Religiosität ist in Amerika stärker, tiefer und im Volk weiter verbreitet als in allen anderen industrialisierten Ländern der Welt. Zwar schickt Südkorea heute Missionare in die Vereinigten Staaten, vielleicht weil man dort der Ansicht ist, die Amerikaner wären nicht mehr fromm genug. Aber glaubt man den Amerikanern selbst, dann braucht man sich auch in Südkorea keine Sorgen zu machen: 95 Prozent der Amerikaner sagen, sie glaubten an den Allmächtigen, vier von zehn geben an, wenigstens einmal in der Woche die Kirche zu besuchen. Und wenn selbst ein Fünftel der Atheisten erklärt, an Gott zu glauben, dann ist es kein Wunder, wenn fast achtzig Prozent der Amerikaner der Überzeugung sind, dass auch heute noch Wunder geschehen.

Der Glaube wird in den Vereinigten Staaten seit jeher als etwas Positives empfunden. Er verbindet die Amerikaner von heute mit den Gründervätern und ist somit ein identitätsstiftendes Element. Die Kirchen in der Neuen Welt sind aber ganz anders strukturiert als die im alten Europa. Seit der ersten großen Erweckungsbewegung in der ersten Hälfte des 18. Jahrhunderts, dem „First Great Awakening“, sind sie das Gegenteil von hierarchischen Anstalten, deren Führungen mit den politischen Eliten zusammenarbeiten.
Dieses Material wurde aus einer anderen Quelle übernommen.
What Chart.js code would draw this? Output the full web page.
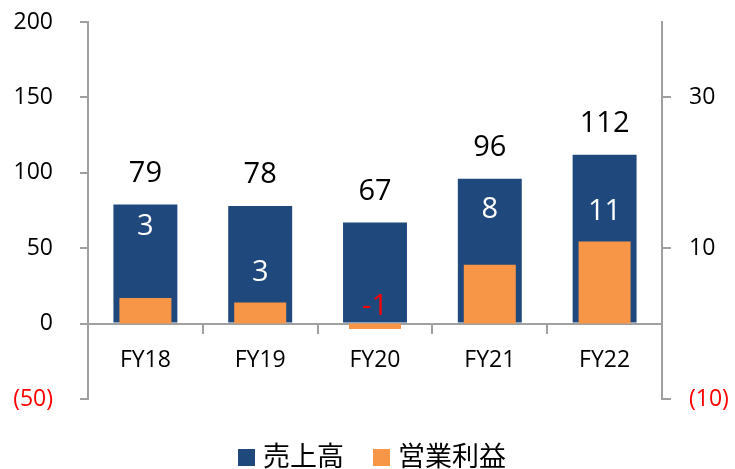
<!DOCTYPE html>
<html>
<head>
<meta charset="utf-8">
<script src="https://cdn.jsdelivr.net/npm/chart.js@4/dist/chart.umd.min.js"></script>
<style>
  html, body { margin: 0; padding: 0; background: #fff; }
  #wrap { position: relative; width: 735px; height: 469px; overflow: hidden; }
  #c { position: absolute; left: 0; top: 0; }
  #legend { position: absolute; left: 238px; top: 437px; height: 34px; display: flex; align-items: center;
            font-family: "Noto Sans CJK JP", sans-serif; font-size: 27px; color: #000; white-space: nowrap; }
  .item { display: flex; align-items: center; margin-right: 29px; }
  .box { width: 17px; height: 17px; margin-right: 8px; position: relative; top: 3px; }
</style>
</head>
<body>
<div id="wrap">
  <canvas id="c" width="735" height="469"></canvas>
  <div id="legend"></div>
</div>
<script>
// ---- data ----
const categories = ["FY18", "FY19", "FY20", "FY21", "FY22"];
const salesLabel = "売上高";
const profitLabel = "営業利益";
const sales = [79, 78, 67, 96, 112];
const profit = [3.4, 2.8, -0.7, 7.8, 10.9];
const leftTicks = [-50, 0, 50, 100, 150, 200];
const rightTicks = [-10, 10, 30];

// ---- style ----
const BLUE = "#1F497D";
const ORANGE = "#F79646";
const AXIS = "#A0A0A0";
const RED = "#FF0000";
const NUMFONT = "'Open Sans', 'Noto Sans', sans-serif";
const profitLabelLift = [71, 30, 17, 55, 30];

const fmt = v => v < 0 ? "(" + Math.abs(v) + ")" : String(v);

const labelPlugin = {
  id: "barLabels",
  afterDatasetsDraw(chart) {
    const ctx = chart.ctx;
    ctx.save();
    ctx.textAlign = "center";
    ctx.textBaseline = "middle";
    const sMeta = chart.getDatasetMeta(0);
    ctx.font = "29px " + NUMFONT;
    ctx.fillStyle = "#000";
    sMeta.data.forEach((bar, i) => {
      ctx.fillText(String(Math.round(sales[i])), bar.x, bar.y - 31);
    });
    const pMeta = chart.getDatasetMeta(1);
    pMeta.data.forEach((bar, i) => {
      const v = profit[i];
      const anchor = v < 0 ? bar.base : bar.y;
      ctx.fillStyle = v < 0 ? RED : "#fff";
      ctx.fillText(String(Math.round(v)), bar.x, anchor - profitLabelLift[i]);
    });
    ctx.restore();
  }
};

const chart = new Chart(document.getElementById("c"), {
  type: "bar",
  data: {
    labels: categories,
    datasets: [
      { label: salesLabel, data: sales, backgroundColor: BLUE, yAxisID: "y", order: 1,
        grouped: false, barPercentage: 0.557, categoryPercentage: 1 },
      { label: profitLabel, data: profit, backgroundColor: ORANGE, yAxisID: "y2", order: 0,
        grouped: false, barPercentage: 0.453, categoryPercentage: 1 }
    ]
  },
  options: {
    responsive: false,
    animation: false,
    events: [],
    layout: { padding: { top: 22, bottom: 70, left: 0, right: 0 } },
    plugins: { legend: { display: false }, tooltip: { enabled: false } },
    scales: {
      x: {
        position: { y: 0 },
        afterFit: s => { s.height = 0; s.paddingLeft = 0; s.paddingRight = 0; },
        grid: { drawOnChartArea: false, drawTicks: true, tickLength: 9, color: AXIS, lineWidth: 2, offset: true },
        border: { color: AXIS, width: 2 },
        ticks: { color: "#000", font: { family: NUMFONT, size: 23 }, padding: 14 }
      },
      y: {
        position: "left",
        min: -50, max: 200,
        afterBuildTicks: s => { s.ticks = leftTicks.map(v => ({ value: v })); },
        afterFit: s => { s.width = 88; s.paddingTop = 0; s.paddingBottom = 0; },
        grid: { drawOnChartArea: false, drawTicks: true, tickLength: 8, color: AXIS, lineWidth: 2 },
        border: { color: AXIS, width: 2 },
        ticks: {
          padding: 27,
          font: { family: NUMFONT, size: 23 },
          color: c => c.tick && c.tick.value < 0 ? RED : "#000",
          callback: v => fmt(v)
        }
      },
      y2: {
        position: "right",
        min: -10, max: 40,
        afterBuildTicks: s => { s.ticks = rightTicks.map(v => ({ value: v })); },
        afterFit: s => { s.width = 73; s.paddingTop = 0; s.paddingBottom = 0; },
        grid: { drawOnChartArea: false, drawTicks: true, tickLength: 9, color: AXIS, lineWidth: 2 },
        border: { color: AXIS, width: 2 },
        ticks: {
          padding: 18,
          font: { family: NUMFONT, size: 23 },
          color: c => c.tick && c.tick.value < 0 ? RED : "#000",
          callback: v => fmt(v)
        }
      }
    }
  },
  plugins: [labelPlugin]
});

// HTML legend built from datasets
const lg = document.getElementById("legend");
chart.data.datasets.forEach(ds => {
  const it = document.createElement("div");
  it.className = "item";
  const b = document.createElement("div");
  b.className = "box";
  b.style.background = ds.backgroundColor;
  const t = document.createElement("span");
  t.textContent = ds.label;
  it.appendChild(b); it.appendChild(t);
  lg.appendChild(it);
});
</script>
</body>
</html>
Die amerikanischen Kirchen sind Organisationen, die von unten nach oben aufgebaut sind, die sich der Probleme des Volkes annehmen und von einfachen Männern und Frauen geleitet werden. Die in der amerikanischen Verfassung niedergelegte Trennung von Kirche und Staat bewahrte die Kirchen durch die erzwungene Distanz vor der Gefahr, korrumpiert zu werden. So konnten sie sich ihren Ruf als volksnahe Einrichtungen erhalten.

Im 19. Jahrhundert setzten sich die Kirchen für die kostenlose Schulbildung ein; sie unterstützten Landbesitzer gegen Großgrundbesitzer und Farmer gegen Banker; sie propagierten Abstinenz (damals ein Ziel der Frauenbewegung) und im Norden die Abschaffung der Sklaverei. Vor dem Bürgerkrieg (1861 bis 1865) war die Post das größte Staatsunternehmen in Amerika, doch die evangelikalen Kirchen hatten schon mehr Bedienstete als die Post; sie betrieben doppelt so viele Einrichtungen und nahmen dreimal so viel Geld ein.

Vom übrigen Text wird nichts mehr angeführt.